A Poetic Pioneer: The Impact of Virgil, the Prince of Poets



The Roman National Treasure, Virgil


In Roman times, people considered Virgil the greatest poet of the Romans, and he became a legendary poet.

He was so important to the people of Rome that even emperor Augustus commissioned the poet to write a poem celebrating the glory of the Roman rise in power, which would be his most revered work, the Aeneid.

This poem, published two years after his death, would be known by Romans as their national epic poem.

Virgil was also well known for writing poems such as the Eclogues, which have multiple stories taking place in a utopia of nature, Arcadia, and the Georgics, which also presents adventures in a rural, agricultural life.

His works have also had a significant impact beyond his time.
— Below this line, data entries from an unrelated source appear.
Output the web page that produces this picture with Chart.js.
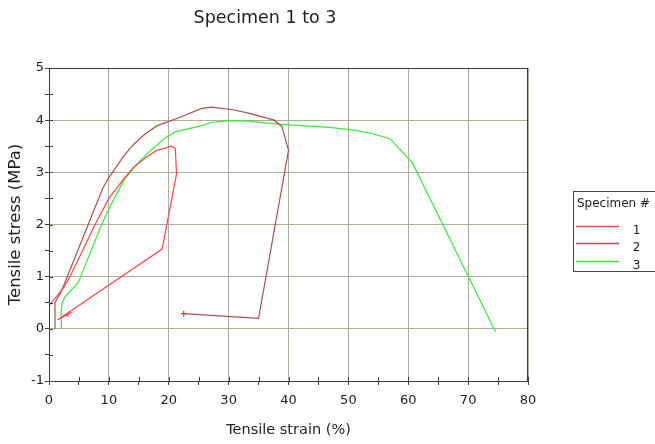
<!DOCTYPE html>
<html>
<head>
<meta charset="utf-8">
<script src="https://cdn.jsdelivr.net/npm/chart.js@4.4.1/dist/chart.umd.min.js"></script>
<style>
  html, body { margin: 0; padding: 0; background: #fff; }
</style>
</head>
<body>
<canvas id="chart" width="655" height="444"></canvas>
<script>
const chartTitle = 'Specimen 1 to 3'
const legendTitle = 'Specimen #'
const specimens = ['1', '2', '3']

// specimen 1
const strain1 = [0, 0, 1.0, 2.5, 3.5, 7.7, 10, 12.4, 14, 16, 18, 20.5, 21.1, 21.3, 18.9, 1.4, 3.5, 2.6, 3.3]
const stress1 = [0, 0.45, 0.58, 0.8, 1.0, 2.0, 2.5, 2.86, 3.08, 3.27, 3.42, 3.5, 3.46, 2.97, 1.53, 0.17, 0.3, 0.27, 0.24]

// specimen 2
const strain2 = [1.0, 1.0, 2.0, 3.05, 6.55, 9.0, 9.9, 12.4, 14, 16, 18, 22, 25.4, 27.1, 30.7, 33.5, 37.6, 38.9, 40.0, 35.0, 22.5]
const stress2 = [0, 0.5, 0.7, 1.0, 2.0, 2.7, 2.88, 3.3, 3.52, 3.73, 3.89, 4.06, 4.22, 4.25, 4.2, 4.13, 4.0, 3.88, 3.42, 0.2, 0.29]

// specimen 3
const strain3 = [2.05, 2.05, 2.2, 2.6, 4.9, 8.8, 10, 12.5, 15, 17, 19.4, 21.2, 25, 27.2, 30.7, 33, 38.8, 46.8, 51, 54.1, 57, 60.7, 74.6]
const stress3 = [0, 0.36, 0.49, 0.6, 0.89, 2.0, 2.3, 2.85, 3.2, 3.42, 3.66, 3.78, 3.88, 3.96, 3.99, 3.98, 3.92, 3.86, 3.81, 3.74, 3.64, 3.18, -0.06]

const colors = ['rgb(255,70,70)', 'rgb(175,80,80)', 'rgb(55,235,55)']
const FONT = '"DejaVu Sans", sans-serif'
const gridColor = '#b0ad9c'
const axisColor = '#3c3c3c'
const textColor = '#1c1c24'

function pts(xs, ys) {
    return xs.map((x, i) => ({x: x, y: ys[i]}))
}

// frame, inner tick marks, title and boxed legend
const decor = {
    id: 'decor',
    afterDraw(chart) {
        const ctx = chart.ctx
        const a = chart.chartArea
        ctx.save()
        ctx.strokeStyle = axisColor
        ctx.lineWidth = 1
        ctx.strokeRect(Math.round(a.left) + 0.5, Math.round(a.top) + 0.5,
            Math.round(a.right - a.left) - 1, Math.round(a.bottom - a.top))

        // ticks cross the axis lines, so draw the inner half too
        ctx.beginPath()
        chart.scales.x.ticks.forEach(t => {
            const px = Math.round(chart.scales.x.getPixelForValue(t.value)) + 0.5
            ctx.moveTo(px, a.bottom)
            ctx.lineTo(px, a.bottom - 4)
        })
        chart.scales.y.ticks.forEach(t => {
            const py = Math.round(chart.scales.y.getPixelForValue(t.value)) + 0.5
            ctx.moveTo(a.left, py)
            ctx.lineTo(a.left + 4, py)
        })
        ctx.stroke()

        ctx.fillStyle = textColor
        ctx.font = '17.5px ' + FONT
        ctx.textAlign = 'center'
        ctx.textBaseline = 'alphabetic'
        ctx.fillText(chartTitle, 265, 23)

        // legend
        const lx = 573.5, ly = 191.5
        ctx.strokeStyle = '#444'
        ctx.strokeRect(lx, ly, 120, 80)
        ctx.font = '12px ' + FONT
        ctx.textAlign = 'left'
        ctx.textBaseline = 'middle'
        ctx.fillText(legendTitle, 577, 204)
        chart.data.datasets.forEach((ds, i) => {
            const y = 225.5 + i * 17.5
            ctx.strokeStyle = ds.borderColor
            ctx.lineWidth = 1.3
            ctx.beginPath()
            ctx.moveTo(576, Math.round(y) + 0.5)
            ctx.lineTo(619, Math.round(y) + 0.5)
            ctx.stroke()
            ctx.textAlign = 'center'
            ctx.fillText(ds.label, 636.5, y + 5)
        })
        ctx.restore()
    }
}

new Chart(document.getElementById('chart'), {
    type: 'scatter',
    data: {
        datasets: [
            {label: specimens[0], data: pts(strain1, stress1)},
            {label: specimens[1], data: pts(strain2, stress2),
                pointRadius: c => c.dataIndex === strain2.length - 1 ? 3 : 0},
            {label: specimens[2], data: pts(strain3, stress3)}
        ].map((d, i) => Object.assign({
            showLine: true,
            borderColor: colors[i],
            backgroundColor: colors[i],
            borderWidth: 1.2,
            pointRadius: 0,
            pointStyle: 'cross',
            tension: 0
        }, d))
    },
    options: {
        responsive: false,
        animation: false,
        layout: {padding: {top: 68, right: 127, left: 0, bottom: 0}},
        plugins: {
            legend: {display: false},
            title: {display: false},
            tooltip: {enabled: false}
        },
        scales: {
            x: {
                type: 'linear',
                min: 0,
                max: 80,
                afterFit: s => { s.height = 63 },
                border: {color: axisColor, width: 1},
                grid: {
                    color: c => c.tick && c.tick.value % 10 === 0 ? gridColor : 'rgba(0,0,0,0)',
                    tickColor: axisColor,
                    tickLength: 4
                },
                ticks: {
                    stepSize: 5,
                    autoSkip: false,
                    maxRotation: 0,
                    padding: 8,
                    color: textColor,
                    font: {family: FONT, size: 13},
                    callback: v => v % 10 === 0 ? v : ''
                },
                title: {
                    display: true,
                    text: 'Tensile strain (%)',
                    color: textColor,
                    font: {family: FONT, size: 14.5},
                    padding: {top: 0, bottom: 5}
                }
            },
            y: {
                min: -1,
                max: 5,
                afterFit: s => { s.width = 49 },
                border: {color: axisColor, width: 1},
                grid: {
                    color: c => c.tick && Number.isInteger(c.tick.value) ? gridColor : 'rgba(0,0,0,0)',
                    tickColor: axisColor,
                    tickLength: 4
                },
                ticks: {
                    stepSize: 0.5,
                    autoSkip: false,
                    padding: 1,
                    color: textColor,
                    font: {family: FONT, size: 13},
                    callback: v => Number.isInteger(v) ? v : ''
                },
                title: {
                    display: true,
                    text: 'Tensile stress (MPa)',
                    color: textColor,
                    font: {family: FONT, size: 16.5},
                    padding: {top: 6, bottom: 0}
                }
            }
        }
    },
    plugins: [decor]
})
</script>
</body>
</html>
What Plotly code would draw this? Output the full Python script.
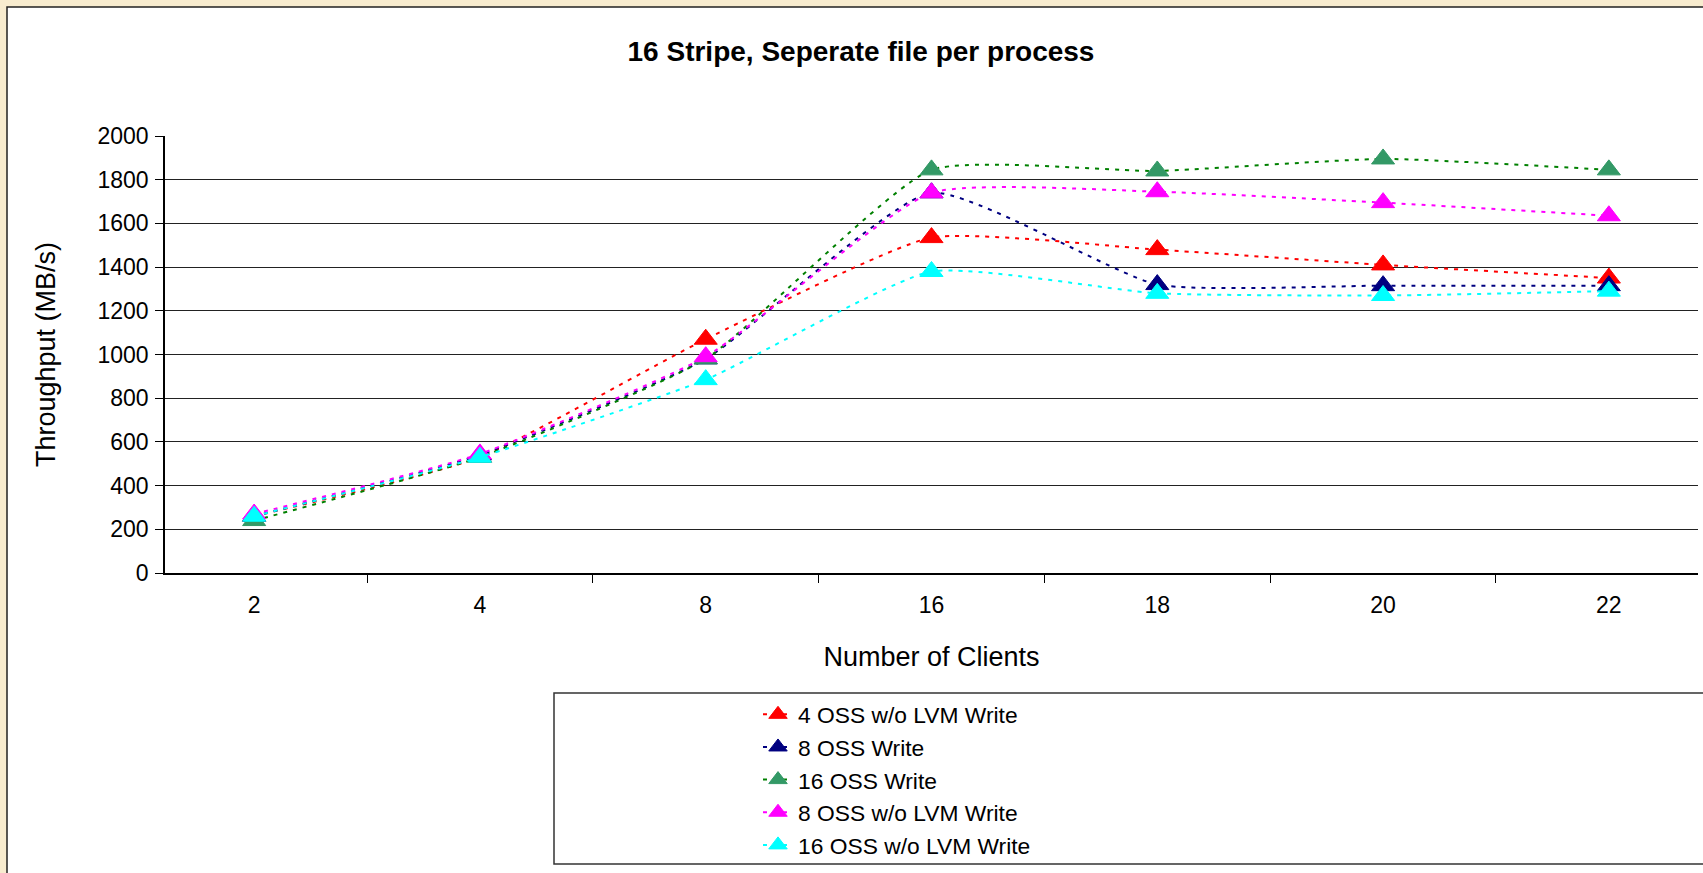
import plotly.graph_objects as go

clients = ["2", "4", "8", "16", "18", "20", "22"]
oss4_nolvm = [260, 530, 1070, 1535, 1480, 1410, 1350]
oss8 = [260, 540, 980, 1740, 1320, 1315, 1315]
oss16 = [240, 530, 980, 1845, 1840, 1895, 1845]
oss8_nolvm = [270, 545, 990, 1740, 1745, 1695, 1635]
oss16_nolvm = [260, 530, 885, 1380, 1280, 1270, 1290]

series = [
    ("4 OSS w/o LVM Write", oss4_nolvm, "#FF0000", "#FF0000"),
    ("8 OSS Write", oss8, "#000080", "#000080"),
    ("16 OSS Write", oss16, "#008000", "#339966"),
    ("8 OSS w/o LVM Write", oss8_nolvm, "#FF00FF", "#FF00FF"),
    ("16 OSS w/o LVM Write", oss16_nolvm, "#00FFFF", "#00FFFF"),
]

FONT = "Liberation Sans, Arial, sans-serif"
W, H = 1703, 873
L, R, T, B = 165, 5, 136, 300
PW = W - L - R
PH = H - T - B
BEIGE = "#F8ECCF"


def px_x(p):
    return (p - L) / PW


def px_y(p):
    return (H - B - p) / PH


fig = go.Figure()
for name, vals, lc, mc in series:
    fig.add_trace(go.Scatter(
        x=clients, y=vals, name=name, mode="lines+markers",
        line=dict(color=lc, width=2, dash="4px,6px", shape="spline", smoothing=0.5),
        marker=dict(symbol="triangle-up", size=20, color=mc, line=dict(color=mc, width=1)),
    ))

shapes = [
    dict(type="rect", xref="paper", yref="paper", layer="below",
         x0=px_x(7), x1=1.2, y0=-1.5, y1=px_y(7),
         fillcolor="white", line=dict(color="#222222", width=1.5)),
    dict(type="rect", xref="paper", yref="paper", layer="below",
         x0=px_x(554), x1=1.2, y0=px_y(864), y1=px_y(693),
         fillcolor="rgba(0,0,0,0)", line=dict(color="#333333", width=1.5)),
]

fig.update_layout(
    width=W, height=H,
    margin=dict(l=L, r=R, t=T, b=B, autoexpand=False),
    paper_bgcolor=BEIGE,
    plot_bgcolor="white",
    font=dict(family=FONT, color="black"),
    title=dict(text="<b>16 Stripe, Seperate file per process</b>",
               x=861 / W, xref="container", xanchor="center",
               y=1 - 51 / H, yref="container", yanchor="middle",
               font=dict(family=FONT, size=28, color="black")),
    shapes=shapes,
    showlegend=True,
    legend=dict(x=px_x(758), xanchor="left", y=px_y(693), yanchor="top",
                bgcolor="rgba(0,0,0,0)", borderwidth=0,
                font=dict(family=FONT, size=22.8, color="black"),
                tracegroupgap=0),
)

fig.update_xaxes(
    type="category", tickson="boundaries", ticks="outside", ticklen=8,
    tickcolor="black", showgrid=False, showline=True, linecolor="black", linewidth=2,
    tickfont=dict(family=FONT, size=23, color="black"),
    ticklabelstandoff=10,
    title=dict(text="Number of Clients", font=dict(family=FONT, size=27, color="black"), standoff=31),
    automargin=False,
)
fig.update_yaxes(
    range=[0, 2000], dtick=200, tick0=0, ticks="outside", ticklen=8, tickcolor="black",
    showgrid=True, gridcolor="#222222", gridwidth=1,
    showline=True, linecolor="black", linewidth=1.5, zeroline=False,
    tickfont=dict(family=FONT, size=23, color="black"),
    ticklabelstandoff=2,
    title=dict(text="Throughput (MB/s)", font=dict(family=FONT, size=27, color="black"), standoff=34),
    automargin=False,
)

fig.write_html(
    "out.html",
    config={"displayModeBar": False},
    post_script=("document.body.style.margin='0';"
                 "document.body.style.overflow='hidden';"
                 "document.body.style.background='" + BEIGE + "';"),
)
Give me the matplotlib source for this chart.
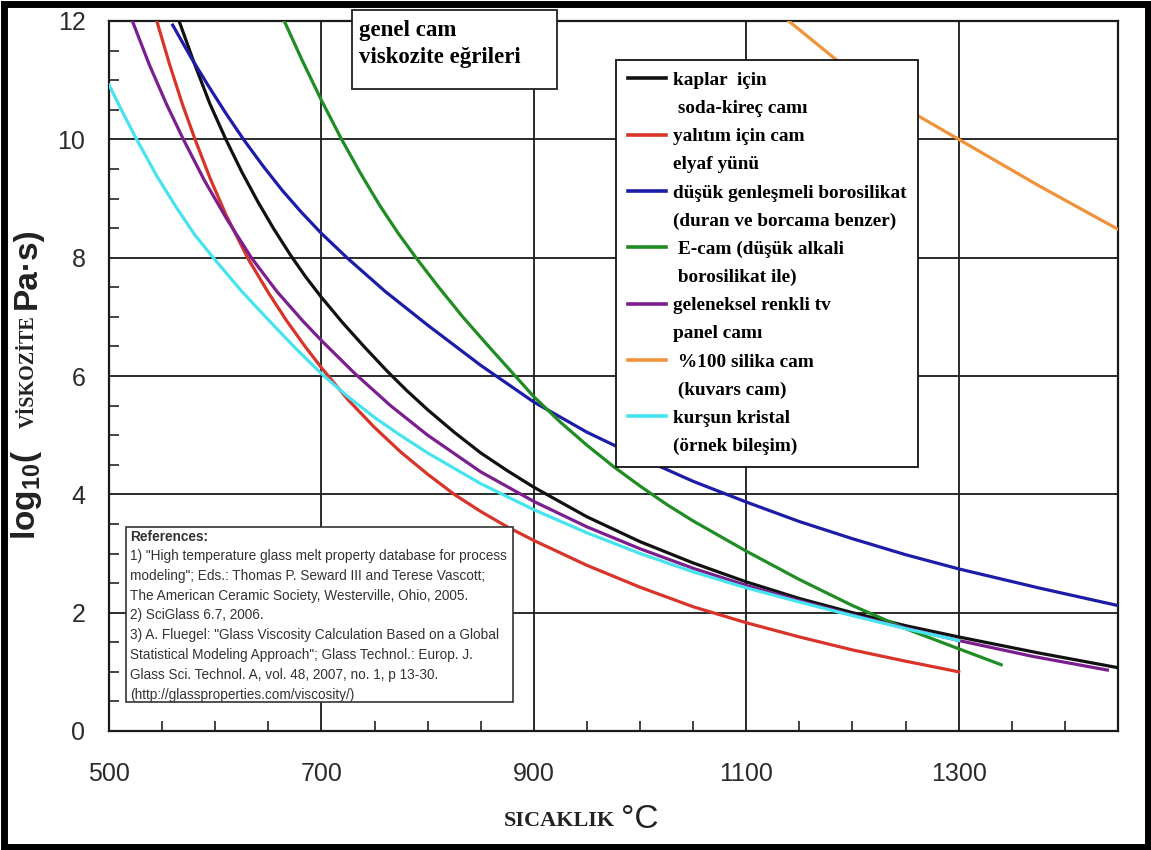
import matplotlib
matplotlib.use('Agg')
import matplotlib.pyplot as plt
from matplotlib.patches import Rectangle
from matplotlib.lines import Line2D
from matplotlib.ticker import MultipleLocator

plt.rcParams['font.family'] = ['Liberation Sans', 'DejaVu Sans']
plt.rcParams['mathtext.fontset'] = 'custom'
plt.rcParams['mathtext.rm'] = 'Liberation Sans'
plt.rcParams['mathtext.bf'] = 'Liberation Sans:bold'

# okunan eğri değerleri (sıcaklık °C, log10 viskozite)
soda_x = [566, 580, 595, 610, 625, 640, 655, 671, 685, 700, 720, 740, 762, 780, 800, 825, 850, 875, 900,
          950, 1000, 1050, 1100, 1150, 1200, 1250, 1300, 1375, 1450]
soda_y = [12.0, 11.3, 10.6, 10.0, 9.45, 8.95, 8.49, 8.04, 7.68, 7.33, 6.9, 6.5, 6.08, 5.76, 5.43, 5.05, 4.7, 4.4, 4.12,
          3.62, 3.2, 2.84, 2.52, 2.24, 2.0, 1.78, 1.59, 1.32, 1.07]

yun_x = [545, 557, 569, 581, 595, 610, 631, 650, 667, 685, 700, 725, 750, 775, 800, 825, 850, 875, 900,
         950, 1000, 1050, 1100, 1150, 1200, 1250, 1300]
yun_y = [12.0, 11.27, 10.6, 10.0, 9.35, 8.73, 7.98, 7.41, 6.94, 6.49, 6.14, 5.6, 5.13, 4.71, 4.34, 4.0, 3.71, 3.45, 3.22,
         2.8, 2.43, 2.1, 1.83, 1.59, 1.37, 1.18, 1.0]

boro_x = [560, 577, 593, 610, 627, 645, 663, 681, 700, 724, 760, 800, 850, 900, 950, 1000, 1050, 1100,
          1150, 1200, 1250, 1300, 1375, 1450]
boro_y = [11.93, 11.39, 10.92, 10.44, 9.99, 9.55, 9.14, 8.77, 8.41, 8.0, 7.43, 6.86, 6.18, 5.56, 5.05, 4.62, 4.22, 3.87,
          3.54, 3.25, 2.98, 2.74, 2.42, 2.12]

ecam_x = [665, 682, 700, 719, 737, 755, 772, 789, 810, 833, 856, 880, 900, 925, 950, 975, 1000, 1025, 1050,
          1100, 1150, 1200, 1250, 1300, 1340]
ecam_y = [12.0, 11.33, 10.66, 10.0, 9.42, 8.88, 8.42, 8.0, 7.51, 7.0, 6.53, 6.05, 5.65, 5.22, 4.83, 4.47, 4.14, 3.83, 3.55,
          3.04, 2.56, 2.12, 1.73, 1.39, 1.12]

tv_x = [522, 538, 554, 570, 590, 611, 634, 658, 683, 700, 731, 765, 800, 850, 900, 950, 1000, 1050, 1100,
        1150, 1200, 1250, 1300, 1370, 1440]
tv_y = [12.0, 11.26, 10.6, 10.0, 9.3, 8.65, 8.0, 7.43, 6.92, 6.6, 6.05, 5.5, 5.0, 4.38, 3.88, 3.45, 3.08, 2.75, 2.46,
        2.2, 1.96, 1.74, 1.53, 1.26, 1.03]

silika_x = [1140, 1200, 1250, 1300, 1375, 1450]
silika_y = [12.0, 11.12, 10.52, 10.0, 9.22, 8.48]

kristal_x = [500, 513, 526, 545, 563, 581, 600, 625, 650, 675, 700, 725, 750, 775, 800, 850, 900, 950, 1000,
             1050, 1100, 1150, 1200, 1250, 1300]
kristal_y = [10.92, 10.45, 10.0, 9.38, 8.86, 8.38, 7.96, 7.43, 6.95, 6.48, 6.04, 5.65, 5.3, 4.99, 4.7, 4.18, 3.74, 3.35,
             3.0, 2.69, 2.42, 2.18, 1.95, 1.73, 1.53]

labels_1 = ['kaplar  için', 'yalıtım için cam', 'düşük genleşmeli borosilikat', ' E-cam (düşük alkali',
            'geleneksel renkli tv', ' %100 silika cam', 'kurşun kristal']
labels_2 = [' soda-kireç camı', 'elyaf yünü', '(duran ve borcama benzer)', ' borosilikat ile)',
            'panel camı', ' (kuvars cam)', '(örnek bileşim)']
colors = ['#111111', '#d8342a', '#1c1ca8', '#1f8c24', '#7b1f8e', '#f0923a', '#47e3ef']

x_ticks = [500, 700, 900, 1100, 1300]
y_ticks = [0, 2, 4, 6, 8, 10, 12]

refs = ('1) "High temperature glass melt property database for process\n'
        'modeling"; Eds.: Thomas P. Seward III and Terese Vascott;\n'
        'The American Ceramic Society, Westerville, Ohio, 2005.\n'
        '2) SciGlass 6.7, 2006.\n'
        '3) A. Fluegel: "Glass Viscosity Calculation Based on a Global\n'
        'Statistical Modeling Approach"; Glass Technol.: Europ. J.\n'
        'Glass Sci. Technol. A, vol. 48, 2007, no. 1, p 13-30.\n'
        '(http://glassproperties.com/viscosity/)')

W, H = 1151, 850
fig = plt.figure(figsize=(W / 100, H / 100), dpi=100)
ax = fig.add_axes([109 / W, 1 - 731 / H, 1009 / W, 710 / H])

series = [(soda_x, soda_y), (yun_x, yun_y), (boro_x, boro_y), (ecam_x, ecam_y),
          (tv_x, tv_y), (silika_x, silika_y), (kristal_x, kristal_y)]
for (xs, ys), c in zip(series, colors):
    ax.plot(xs, ys, color=c, lw=2.3, solid_joinstyle='round', zorder=3)

ax.set_xlim(500, 1450)
ax.set_ylim(0, 12)
ax.set_xticks(x_ticks)
ax.set_yticks(y_ticks)
ax.xaxis.set_minor_locator(MultipleLocator(50))
ax.yaxis.set_minor_locator(MultipleLocator(0.5))
ax.tick_params(which='major', length=0, labelsize=18, labelcolor='#2b2b2b')
ax.tick_params(axis='x', which='major', pad=22)
ax.tick_params(axis='y', which='major', pad=17)
ax.tick_params(which='minor', direction='in', length=7, width=1.2, color='#222')
ax.grid(True, which='major', color='#1a1a1a', lw=1.3, zorder=1)
ax.set_axisbelow(True)
for s in ax.spines.values():
    s.set_linewidth(1.6)
    s.set_color('#1a1a1a')

# lejant: her girdinin ilk satırında çizgi
handles, labels = [], []
for c, l1, l2 in zip(colors, labels_1, labels_2):
    handles.append(Line2D([], [], color=c, lw=2.6))
    labels.append(l1)
    handles.append(Line2D([], [], color='none'))
    labels.append(l2)
leg = ax.legend(handles, labels, loc='upper left',
                bbox_to_anchor=((616 - 109) / 1009, (731 - 60) / 710),
                prop={'family': 'Liberation Serif', 'weight': 'bold', 'size': 13.9},
                handlelength=2.0, handletextpad=0.35, labelspacing=0.55,
                borderpad=0.6, borderaxespad=0, fancybox=False,
                edgecolor='#111', framealpha=1)
leg.get_frame().set_linewidth(1.3)
leg.set_zorder(5)

# başlık kutusu
fig.add_artist(Rectangle((352 / W, 1 - 89 / H), 205 / W, 79 / H, transform=fig.transFigure,
                         facecolor='white', edgecolor='#222', lw=1.3, zorder=4))
fig.text(359 / W, 1 - 36 / H, 'genel cam', family='Liberation Serif', weight='bold',
         size=16.5, va='baseline', zorder=5)
fig.text(359 / W, 1 - 63 / H, 'viskozite eğrileri', family='Liberation Serif', weight='bold',
         size=16.5, va='baseline', zorder=5)

# kaynaklar kutusu
fig.add_artist(Rectangle((126 / W, 1 - 702 / H), 387 / W, 175 / H, transform=fig.transFigure,
                         facecolor='white', edgecolor='#333', lw=1.2, zorder=4))
fig.text(130 / W, 1 - 530 / H, 'References:', weight='bold', size=9.8, color='#333',
         va='top', zorder=5)
fig.text(130 / W, 1 - 549 / H, refs, size=9.8, color='#333', va='top',
         linespacing=1.53, zorder=5)

# eksen etiketleri
fig.text(27 / W, 1 - 495 / H, r'log$_{\mathbf{10}}$(', weight='bold', size=24,
         rotation=90, ha='center', va='center', color='#222')
fig.text(29 / W, 1 - 372 / H, 'VİSKOZİTE', family='Liberation Serif', weight='bold',
         size=14.5, rotation=90, ha='center', va='center', color='#222')
fig.text(27 / W, 1 - 268 / H, 'Pa·s)', weight='bold', size=24,
         rotation=90, ha='center', va='center', color='#222')
fig.text(615 / W, 1 - 826 / H, 'SICAKLIK', family='Liberation Serif', weight='bold',
         size=16, ha='right', va='baseline', color='#222')
fig.text(621 / W, 1 - 828 / H, '°C', size=24, ha='left', va='baseline', color='#222')

# dış çerçeve
fig.add_artist(Rectangle((3.5 / W, 3.5 / H), 1 - 7 / W, 1 - 7 / H, transform=fig.transFigure,
                         fill=False, edgecolor='black', lw=5, zorder=10))

fig.savefig('out.png', dpi=100)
His unique method of storytelling, which relied on mythology and allegory as its foundation, influenced renowned Western poets such as Ovid, Shakespeare, and Dante.

Virgil's works have been the basis of poetic influence to the point where he was often named the Prince of Poets.


Quick Facts About Virgil


  • Virgil was born on October 15, 70 BC. 
  • According to Roman historians, he was born in the village of Andes, close to Mantua, in Northern Italy.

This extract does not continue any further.